In the post-industrial city society, the hierarchal society is not as rigidly structured as in the industrial city, it is no longer simply class but upper class and lower class aren’t distinctively segregated. There is a shift from blue-collar workers to white-collar workers. Blue-collar workers are workers that do manual labour (unskilled labour) and white-collar workers perform skilled labour and have some form of tertiary education. The immigrant population also increases in the Post-industrial city because people have the freedom to travel, work and/or reside in other countries, seeking better opportunities.

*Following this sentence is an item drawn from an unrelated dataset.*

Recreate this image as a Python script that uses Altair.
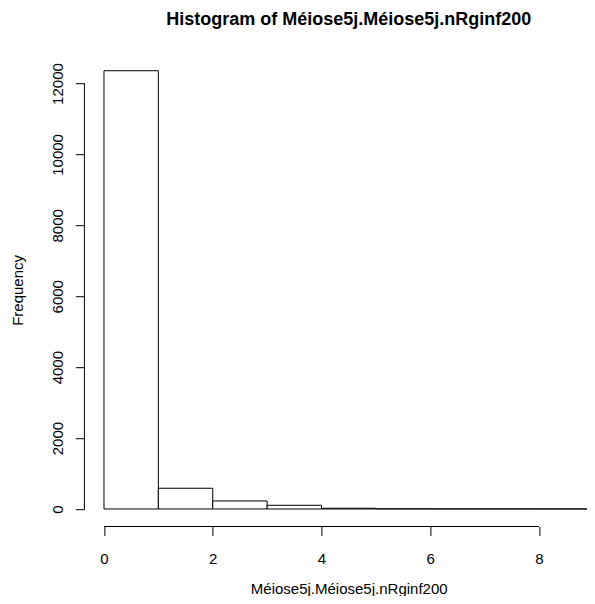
import altair as alt
import pandas as pd

# ---- data ----
bin_start = [0, 1, 2, 3, 4, 5, 6, 7, 8]
bin_end = [1, 2, 3, 4, 5, 6, 7, 8, 9]
counts = [12361, 584, 226, 104, 20, 6, 3, 2, 1]
x_ticks = [0, 2, 4, 6, 8]
y_ticks = [0, 2000, 4000, 6000, 8000, 10000, 12000]
title_text = "Histogram of Méiose5j.Méiose5j.nRginf200"
x_title = "Méiose5j.Méiose5j.nRginf200"
y_title = "Frequency"

df = pd.DataFrame({"start": bin_start, "end": bin_end, "count": counts,
                   "zero": [0] * len(counts)})

# R-style axis ranges (4% expansion)
ymax = max(counts)
y_dom = [-0.04 * ymax, 1.04 * ymax]
px_per_unit = 54.38
W = 502.6
H = 473.3
x_dom = [-0.36, -0.36 + W / px_per_unit]
plot_center_px = 264.3  # centre of R's full plot region (which runs past the page edge)

FONT = "Liberation Sans, Arial, Helvetica, sans-serif"

xscale = alt.Scale(domain=x_dom, nice=False, zero=False)
yscale = alt.Scale(domain=y_dom, nice=False, zero=False)

xaxis = alt.Axis(values=x_ticks, domain=False, grid=False, tickSize=9,
                 tickColor="black", tickWidth=1, labelFont=FONT, labelFontSize=15,
                 labelColor="black", labelPadding=16, labelFlush=False,
                 labelOverlap=False, title=x_title, titleFont=FONT,
                 titleFontSize=15, titleFontWeight="normal", titleColor="black",
                 titleX=plot_center_px, titleY=66.5, titleAlign="center",
                 titleBaseline="alphabetic")
yaxis = alt.Axis(values=y_ticks, domain=False, grid=False, tickSize=9,
                 tickColor="black", tickWidth=1, labelFont=FONT, labelFontSize=15,
                 labelColor="black", labelPadding=12.7, labelAngle=270,
                 labelAlign="center", labelBaseline="alphabetic",
                 labelFlush=False, labelOverlap=False, format="d",
                 title=y_title, titleFont=FONT, titleFontSize=15,
                 titleFontWeight="normal", titleColor="black", titleAngle=270,
                 titleX=-61.9, titleY=236.7, titleAlign="center",
                 titleBaseline="alphabetic")

bars = alt.Chart(df).mark_rect(fill="white", stroke="black", strokeWidth=1,
                               clip=True).encode(
    x=alt.X("start:Q", scale=xscale, axis=xaxis, title=x_title),
    x2="end:Q",
    y=alt.Y("count:Q", scale=yscale, axis=yaxis, title=y_title),
    y2="zero:Q",
)

xline_df = pd.DataFrame({"start": [min(x_ticks)], "end": [max(x_ticks)],
                         "count": [y_dom[0]]})
xline = alt.Chart(xline_df).mark_rule(color="black", strokeWidth=1).encode(
    x=alt.X("start:Q", scale=xscale, axis=xaxis, title=x_title),
    x2="end:Q",
    y=alt.Y("count:Q", scale=yscale, axis=yaxis, title=y_title),
)

yline_df = pd.DataFrame({"start": [x_dom[0]], "count": [min(y_ticks)],
                         "top": [max(y_ticks)]})
yline = alt.Chart(yline_df).mark_rule(color="black", strokeWidth=1).encode(
    x=alt.X("start:Q", scale=xscale, axis=xaxis, title=x_title),
    y=alt.Y("count:Q", scale=yscale, axis=yaxis, title=y_title),
    y2="top:Q",
)

title_df = pd.DataFrame({"label": [title_text]})
title = alt.Chart(title_df).mark_text(
    font=FONT, fontSize=18, fontWeight="bold", color="black",
    align="center", baseline="alphabetic",
).encode(
    x=alt.value(plot_center_px),
    y=alt.value(-28.2),
    text="label:N",
)

chart = alt.layer(bars, xline, yline, title).properties(
    width=W,
    height=H,
    padding={"left": 76.4, "top": 45.2, "right": 0, "bottom": 69.5},
    autosize=alt.AutoSizeParams(type="none"),
    background="white",
).configure_view(stroke=None)

chart.save("out.html", embed_options={"renderer": "svg", "actions": False})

In the Industrial City, social-spatial segregation of classes was very evident. There were inner-city slums that had poor living environments, such as not having proper water supplies and public sanitation. The conditions were no different in the large industrial cities. Housing for the poor was either ‘back to back’ housing, tenements, or through houses. It was overcrowded, had no service delivery, poorly maintained and the people were exposed to various diseases such as Cholera and Typhoid. The housing for the wealthy was less densely populated, away from the factories so that they are not exposed to the pollution from the factories meaning they had fewer health risks. The Wealthy did not stay close to the CBD because it was too close to the factories and the working class. The only reason why the workers resided close to the Central Business District (CBD) is that it is much closer to work and its cheaper to stay there. The wealthy people do not want to stay next to the working class and space in between the upper class and lower class deepens the hierarchy and emphasises this point. The CBD drives how the city is structured usually the places closet to the CBD have short-term stability and high mobility rates whereas the places further from the CBD has long-term stability and low mobility rates (less traffic), these are the high-status communities. The diagram below is Burgess’s model of the industrial city and it illustrates the residential segregation in the Industrial city.

In the post-industrial city, what used to be the focus of the city (CBD) in the industrial city is now decentralised. The city becomes fragmented meaning that the CBD is no longer the focal point of the city. Shopping malls, businesses, schools, etc are all distributed around different areas of the town. The rise of the carceral city is the privatisation of space, high walls in residential areas, gated communities and electronic surveillance make residents feel safe and protected from outsiders.

Society and space influence each other, the way that a city is arranged and our image of the city will affect our lifestyle and behaviour in it. Social space is assumed to act as both a product and a producer of change in our environment. The economic, social and spatial features of the Industrial cities and post-industrial cities is a representation of this.